I am recently widowed and own the family home in Hackney outright. It is worth over a million, but I am not sure what to do about it. I am 70 now and need to move. . but where?
Also my sons have young famiies and could really use a boost financially.
I also own a bungalow in maidstone which was my Mother in laws. We have rented it out since 2002 and it is worth around £300,000 . .In 2002 it was worth about £175,000.
Granny bought it for £60,000 ion 1985.
I would like to sell this property and release the capital. i would gift this money to my sons, but how much would I lose in Capital gains tax.
Submitted: 1 year ago.
Category: Tax
Expert:  bigduckontax replied 1 year ago.

Hello, I am Keith, one of the experts on Just Answer, and pleased to be able to help you with your question.

I assume that your London house is your sole or main domestic residence and that you intend to sell the Maidstone dwelling. Please confirm and advise if you ever lived in that house.

Customer: replied 1 year ago.
I never lived in the Maidstone house. We inherited it. The London house is my sole residence.
Expert:  bigduckontax replied 1 year ago.

Thank you, ***** ***** the probate value of granny's house, the 175K quoted?

Customer: replied 1 year ago.
Yikes! I am not sure. .I just know that we inherited it and the market price was around £175
Expert:  bigduckontax replied 1 year ago.

Ja is playing up tonight! Do you own granny's house jointly with your wife?

Customer: replied 1 year ago.
I owned it with my husband who passed away in September. His will left everything to me and I am the executor
Expert:  bigduckontax replied 1 year ago.

Oh, I am so sorry.

Your Capital Gains Tax (CGT) liability is 300K - 175K = 125K less your non cumulative Annual Exempt Amount (AEA) of 11.1K leaving 113.9K exposed to tax, but only half as your late husband's share of the 300K value will be included in his estate for Inheritance Tax (IHT) purposes, there being no CGT on death.. Your element will be taxed at 18% or 28% or a combination of the two rates depending on your income including the gain in the tax year of sale. A worst case scenario is a tax bill of some 13K.

The gift to your children will create a Potentially Exempt Transfer (PET) in your IHT affairs.
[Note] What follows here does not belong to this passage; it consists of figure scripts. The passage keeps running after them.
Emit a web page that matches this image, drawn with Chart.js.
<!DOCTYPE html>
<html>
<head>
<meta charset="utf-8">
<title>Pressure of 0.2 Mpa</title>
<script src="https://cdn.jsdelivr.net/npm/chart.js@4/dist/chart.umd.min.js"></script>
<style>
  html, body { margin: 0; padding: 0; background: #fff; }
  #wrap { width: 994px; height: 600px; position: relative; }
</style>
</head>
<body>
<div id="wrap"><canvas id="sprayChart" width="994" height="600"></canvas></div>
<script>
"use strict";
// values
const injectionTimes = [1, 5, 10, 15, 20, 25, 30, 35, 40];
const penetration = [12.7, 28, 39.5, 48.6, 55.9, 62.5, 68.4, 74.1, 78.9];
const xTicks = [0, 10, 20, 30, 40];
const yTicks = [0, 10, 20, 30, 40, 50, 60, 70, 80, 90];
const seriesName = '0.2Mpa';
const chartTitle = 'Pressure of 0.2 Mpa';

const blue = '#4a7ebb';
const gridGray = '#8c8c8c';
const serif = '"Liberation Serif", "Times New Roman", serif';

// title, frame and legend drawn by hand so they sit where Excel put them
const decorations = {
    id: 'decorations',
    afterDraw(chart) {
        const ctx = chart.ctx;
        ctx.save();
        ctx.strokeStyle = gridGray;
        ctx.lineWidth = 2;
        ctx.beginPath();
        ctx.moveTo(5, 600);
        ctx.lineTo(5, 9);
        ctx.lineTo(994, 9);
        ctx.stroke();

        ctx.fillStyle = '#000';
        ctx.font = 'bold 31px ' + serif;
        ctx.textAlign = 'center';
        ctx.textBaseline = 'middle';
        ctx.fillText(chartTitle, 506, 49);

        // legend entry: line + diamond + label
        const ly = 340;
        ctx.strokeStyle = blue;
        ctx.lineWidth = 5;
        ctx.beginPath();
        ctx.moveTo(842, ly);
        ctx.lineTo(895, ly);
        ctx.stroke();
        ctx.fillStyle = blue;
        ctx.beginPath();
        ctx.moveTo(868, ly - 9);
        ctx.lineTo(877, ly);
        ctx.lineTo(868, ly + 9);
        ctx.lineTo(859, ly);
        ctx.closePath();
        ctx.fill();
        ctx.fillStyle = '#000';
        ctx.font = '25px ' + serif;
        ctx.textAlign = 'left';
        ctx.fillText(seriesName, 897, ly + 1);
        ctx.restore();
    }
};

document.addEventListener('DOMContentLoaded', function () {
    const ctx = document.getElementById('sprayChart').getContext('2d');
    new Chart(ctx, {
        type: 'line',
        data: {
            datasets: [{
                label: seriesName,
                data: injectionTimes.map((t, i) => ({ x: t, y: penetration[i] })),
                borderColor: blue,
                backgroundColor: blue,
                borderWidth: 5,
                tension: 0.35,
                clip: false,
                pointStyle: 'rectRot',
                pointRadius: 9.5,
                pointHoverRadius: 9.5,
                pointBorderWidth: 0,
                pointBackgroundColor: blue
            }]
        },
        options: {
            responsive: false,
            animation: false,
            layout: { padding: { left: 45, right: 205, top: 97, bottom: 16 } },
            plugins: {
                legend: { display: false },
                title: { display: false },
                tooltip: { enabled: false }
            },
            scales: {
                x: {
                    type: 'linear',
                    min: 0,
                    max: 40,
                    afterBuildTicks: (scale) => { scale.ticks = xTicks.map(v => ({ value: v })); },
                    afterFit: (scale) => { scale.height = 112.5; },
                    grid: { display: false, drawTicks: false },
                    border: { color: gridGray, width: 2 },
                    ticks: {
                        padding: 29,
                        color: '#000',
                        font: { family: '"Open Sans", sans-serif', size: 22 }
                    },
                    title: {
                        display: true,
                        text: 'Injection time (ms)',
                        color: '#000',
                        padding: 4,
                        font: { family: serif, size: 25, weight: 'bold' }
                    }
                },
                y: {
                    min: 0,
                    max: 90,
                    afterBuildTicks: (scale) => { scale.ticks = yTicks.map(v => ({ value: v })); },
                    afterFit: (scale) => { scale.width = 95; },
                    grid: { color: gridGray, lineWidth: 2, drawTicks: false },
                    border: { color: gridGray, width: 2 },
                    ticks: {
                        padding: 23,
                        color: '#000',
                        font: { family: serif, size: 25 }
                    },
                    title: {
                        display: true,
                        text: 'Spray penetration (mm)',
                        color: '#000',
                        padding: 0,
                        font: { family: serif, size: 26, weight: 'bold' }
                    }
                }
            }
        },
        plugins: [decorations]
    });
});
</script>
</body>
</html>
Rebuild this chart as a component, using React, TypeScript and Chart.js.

PETs run off at a taper over seven years and in the event of your demise are added back to your estate for IHT purposes. PETs are the first to suffer IHT and if the estate is insufficient to meet the tax on the PET the liability cascades down to the beneficiary for immediate payment. IHT kicks in at 325K, but from 2017 to 2020 this rises progressively to 500K for family homes left to children. There is also a possibility that you have inherited some or all of your late husband's 325K also.

I do hope that you have found my reply of some assistance.

Customer: replied 1 year ago.
Thanks for this answer, it seems I might not be taxed as much as I thought. I see I need to get assets to my kids asap because in 7 years I will be quite elderly. So thanks for this. I will put the house in Maidstone on the market very soon.
Expert:  bigduckontax replied 1 year ago.

Delighted to have been of assistance.